**STATED GOAL**. Search the material for the string "this", then return every line where it is found.

**GIVEN DATA**.
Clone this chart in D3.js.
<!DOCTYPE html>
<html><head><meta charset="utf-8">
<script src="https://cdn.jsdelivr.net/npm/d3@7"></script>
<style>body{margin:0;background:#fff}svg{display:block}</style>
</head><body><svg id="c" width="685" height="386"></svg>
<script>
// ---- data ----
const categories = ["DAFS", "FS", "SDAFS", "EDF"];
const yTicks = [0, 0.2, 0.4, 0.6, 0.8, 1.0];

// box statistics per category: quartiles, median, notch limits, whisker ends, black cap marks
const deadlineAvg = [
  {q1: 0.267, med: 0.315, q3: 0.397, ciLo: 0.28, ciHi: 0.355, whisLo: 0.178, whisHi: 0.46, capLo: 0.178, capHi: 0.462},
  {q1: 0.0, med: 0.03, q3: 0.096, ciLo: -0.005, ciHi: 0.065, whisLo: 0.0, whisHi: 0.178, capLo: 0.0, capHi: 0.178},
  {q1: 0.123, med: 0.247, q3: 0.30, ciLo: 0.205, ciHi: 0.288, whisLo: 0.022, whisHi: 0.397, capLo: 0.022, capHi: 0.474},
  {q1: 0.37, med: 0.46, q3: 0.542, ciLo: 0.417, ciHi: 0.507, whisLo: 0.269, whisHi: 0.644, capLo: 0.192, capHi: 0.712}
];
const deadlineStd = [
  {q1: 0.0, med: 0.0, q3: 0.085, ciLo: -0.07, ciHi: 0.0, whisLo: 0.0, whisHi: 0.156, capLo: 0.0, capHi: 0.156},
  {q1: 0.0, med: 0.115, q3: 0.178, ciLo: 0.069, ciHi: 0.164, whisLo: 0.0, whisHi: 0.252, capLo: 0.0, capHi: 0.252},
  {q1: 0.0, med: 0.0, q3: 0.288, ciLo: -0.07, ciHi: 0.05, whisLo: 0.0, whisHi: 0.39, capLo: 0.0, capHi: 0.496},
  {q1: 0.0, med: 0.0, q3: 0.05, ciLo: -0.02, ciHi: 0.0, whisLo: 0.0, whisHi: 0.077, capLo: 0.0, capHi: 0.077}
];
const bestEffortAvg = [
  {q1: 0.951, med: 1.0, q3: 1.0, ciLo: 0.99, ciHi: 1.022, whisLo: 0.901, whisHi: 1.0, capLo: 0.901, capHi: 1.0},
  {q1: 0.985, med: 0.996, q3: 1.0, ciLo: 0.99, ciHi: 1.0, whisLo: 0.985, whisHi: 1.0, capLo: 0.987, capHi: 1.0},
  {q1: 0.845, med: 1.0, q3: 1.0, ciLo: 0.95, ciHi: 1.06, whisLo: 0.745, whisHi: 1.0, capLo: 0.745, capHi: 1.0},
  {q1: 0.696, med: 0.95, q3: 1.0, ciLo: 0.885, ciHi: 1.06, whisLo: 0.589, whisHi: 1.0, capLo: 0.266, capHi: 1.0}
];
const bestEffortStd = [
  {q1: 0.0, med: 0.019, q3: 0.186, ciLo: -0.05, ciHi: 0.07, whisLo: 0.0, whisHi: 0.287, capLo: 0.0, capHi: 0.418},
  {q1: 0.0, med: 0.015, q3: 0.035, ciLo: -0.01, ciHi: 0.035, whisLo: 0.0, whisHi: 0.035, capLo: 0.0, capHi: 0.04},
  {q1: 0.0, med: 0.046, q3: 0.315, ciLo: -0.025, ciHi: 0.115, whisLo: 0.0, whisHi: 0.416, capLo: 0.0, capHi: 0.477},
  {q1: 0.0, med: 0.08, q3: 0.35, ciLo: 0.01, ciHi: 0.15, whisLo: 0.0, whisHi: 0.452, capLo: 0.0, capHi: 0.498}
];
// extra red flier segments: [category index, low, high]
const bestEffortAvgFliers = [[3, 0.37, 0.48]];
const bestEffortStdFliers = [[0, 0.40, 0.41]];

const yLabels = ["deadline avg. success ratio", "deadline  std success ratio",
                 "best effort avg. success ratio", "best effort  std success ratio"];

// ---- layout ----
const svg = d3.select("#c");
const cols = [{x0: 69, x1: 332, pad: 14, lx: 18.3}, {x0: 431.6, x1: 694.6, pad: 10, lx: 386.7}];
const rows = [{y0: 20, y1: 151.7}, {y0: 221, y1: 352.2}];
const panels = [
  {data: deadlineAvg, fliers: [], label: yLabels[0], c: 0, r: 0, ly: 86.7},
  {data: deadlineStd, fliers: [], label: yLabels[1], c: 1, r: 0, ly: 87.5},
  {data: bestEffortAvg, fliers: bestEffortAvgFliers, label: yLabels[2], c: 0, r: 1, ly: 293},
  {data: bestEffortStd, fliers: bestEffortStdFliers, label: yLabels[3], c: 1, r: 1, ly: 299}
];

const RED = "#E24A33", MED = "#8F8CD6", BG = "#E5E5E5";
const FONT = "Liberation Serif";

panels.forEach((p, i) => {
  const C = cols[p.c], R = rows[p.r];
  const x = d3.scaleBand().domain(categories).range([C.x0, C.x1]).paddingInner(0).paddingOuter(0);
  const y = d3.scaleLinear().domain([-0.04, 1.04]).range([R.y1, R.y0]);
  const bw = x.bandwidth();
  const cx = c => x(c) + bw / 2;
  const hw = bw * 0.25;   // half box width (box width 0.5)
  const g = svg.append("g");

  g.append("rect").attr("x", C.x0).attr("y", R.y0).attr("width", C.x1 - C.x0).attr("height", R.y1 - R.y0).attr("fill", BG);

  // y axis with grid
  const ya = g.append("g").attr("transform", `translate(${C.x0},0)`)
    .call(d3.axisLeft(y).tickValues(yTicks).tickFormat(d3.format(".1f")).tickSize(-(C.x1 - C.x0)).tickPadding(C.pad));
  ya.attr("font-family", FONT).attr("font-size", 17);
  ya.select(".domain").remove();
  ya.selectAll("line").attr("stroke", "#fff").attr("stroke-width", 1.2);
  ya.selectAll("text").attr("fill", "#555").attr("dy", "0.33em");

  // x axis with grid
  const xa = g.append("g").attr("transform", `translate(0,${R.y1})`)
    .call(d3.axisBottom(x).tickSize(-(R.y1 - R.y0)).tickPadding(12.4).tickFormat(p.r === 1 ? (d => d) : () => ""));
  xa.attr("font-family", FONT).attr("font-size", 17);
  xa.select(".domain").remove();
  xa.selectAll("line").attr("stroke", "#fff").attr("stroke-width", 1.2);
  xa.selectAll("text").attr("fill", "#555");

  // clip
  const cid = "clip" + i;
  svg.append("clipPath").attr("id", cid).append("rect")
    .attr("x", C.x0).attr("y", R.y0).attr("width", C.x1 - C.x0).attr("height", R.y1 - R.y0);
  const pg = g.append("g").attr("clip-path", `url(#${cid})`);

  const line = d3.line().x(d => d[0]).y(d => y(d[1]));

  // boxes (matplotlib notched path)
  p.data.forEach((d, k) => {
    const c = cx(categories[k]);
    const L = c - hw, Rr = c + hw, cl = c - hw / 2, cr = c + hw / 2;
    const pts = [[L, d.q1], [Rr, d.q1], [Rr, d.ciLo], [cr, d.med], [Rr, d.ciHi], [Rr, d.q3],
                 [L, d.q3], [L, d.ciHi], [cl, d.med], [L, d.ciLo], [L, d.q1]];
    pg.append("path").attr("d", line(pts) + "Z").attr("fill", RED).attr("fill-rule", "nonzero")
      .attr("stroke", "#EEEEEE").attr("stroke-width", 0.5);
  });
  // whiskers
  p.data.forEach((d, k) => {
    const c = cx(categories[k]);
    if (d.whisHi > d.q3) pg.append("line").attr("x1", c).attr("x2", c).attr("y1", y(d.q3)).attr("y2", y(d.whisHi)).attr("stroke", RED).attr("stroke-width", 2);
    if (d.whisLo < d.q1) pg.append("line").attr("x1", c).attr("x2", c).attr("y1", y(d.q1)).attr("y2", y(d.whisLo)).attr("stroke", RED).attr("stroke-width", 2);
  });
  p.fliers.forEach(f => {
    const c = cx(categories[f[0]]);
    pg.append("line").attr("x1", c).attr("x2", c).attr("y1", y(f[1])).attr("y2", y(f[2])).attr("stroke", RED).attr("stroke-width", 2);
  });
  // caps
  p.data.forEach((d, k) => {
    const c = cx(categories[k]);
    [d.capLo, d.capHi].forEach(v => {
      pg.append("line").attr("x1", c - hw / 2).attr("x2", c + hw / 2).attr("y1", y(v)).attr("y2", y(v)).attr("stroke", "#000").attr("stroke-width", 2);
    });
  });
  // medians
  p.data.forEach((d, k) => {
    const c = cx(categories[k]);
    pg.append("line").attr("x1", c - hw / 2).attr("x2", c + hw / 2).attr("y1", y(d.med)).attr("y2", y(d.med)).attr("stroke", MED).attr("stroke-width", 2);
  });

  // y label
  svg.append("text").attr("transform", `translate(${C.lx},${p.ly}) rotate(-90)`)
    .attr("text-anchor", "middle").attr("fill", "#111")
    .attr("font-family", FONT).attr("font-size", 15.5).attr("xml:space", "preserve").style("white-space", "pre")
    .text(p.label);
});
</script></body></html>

--

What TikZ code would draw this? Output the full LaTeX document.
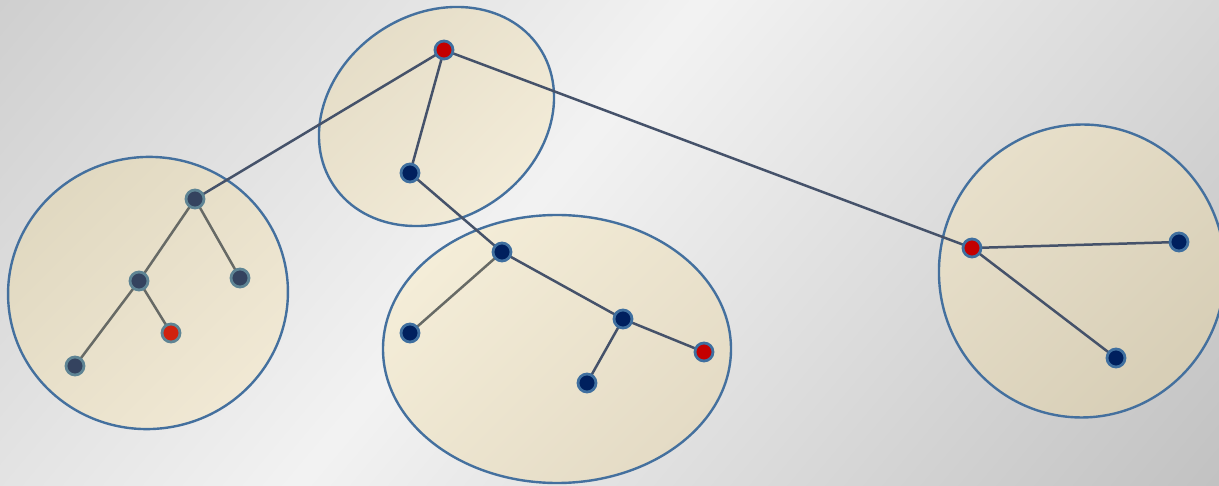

...

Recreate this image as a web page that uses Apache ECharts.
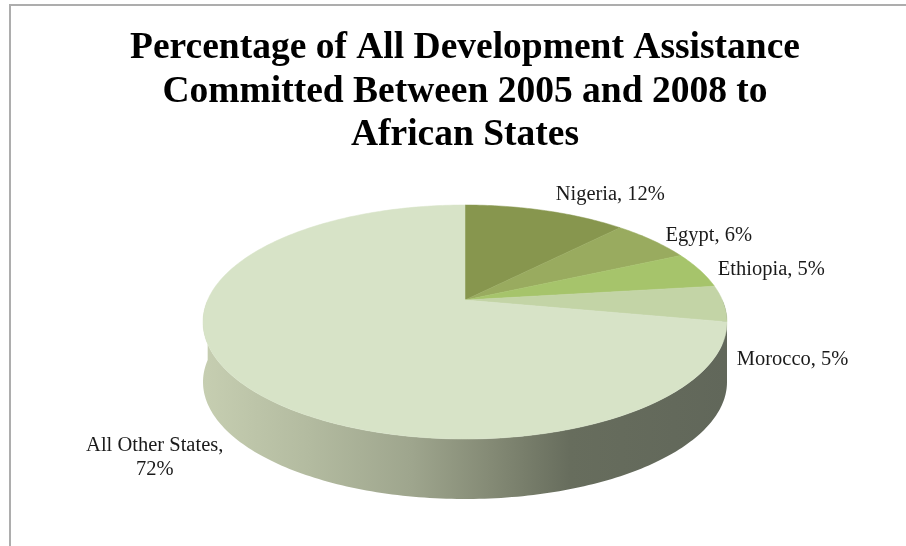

**FINAL RESULT**.
Clone this chart in D3.js.
What TikZ code would draw this? Output the full LaTeX document.
Recreate this image as a web page that uses Apache ECharts.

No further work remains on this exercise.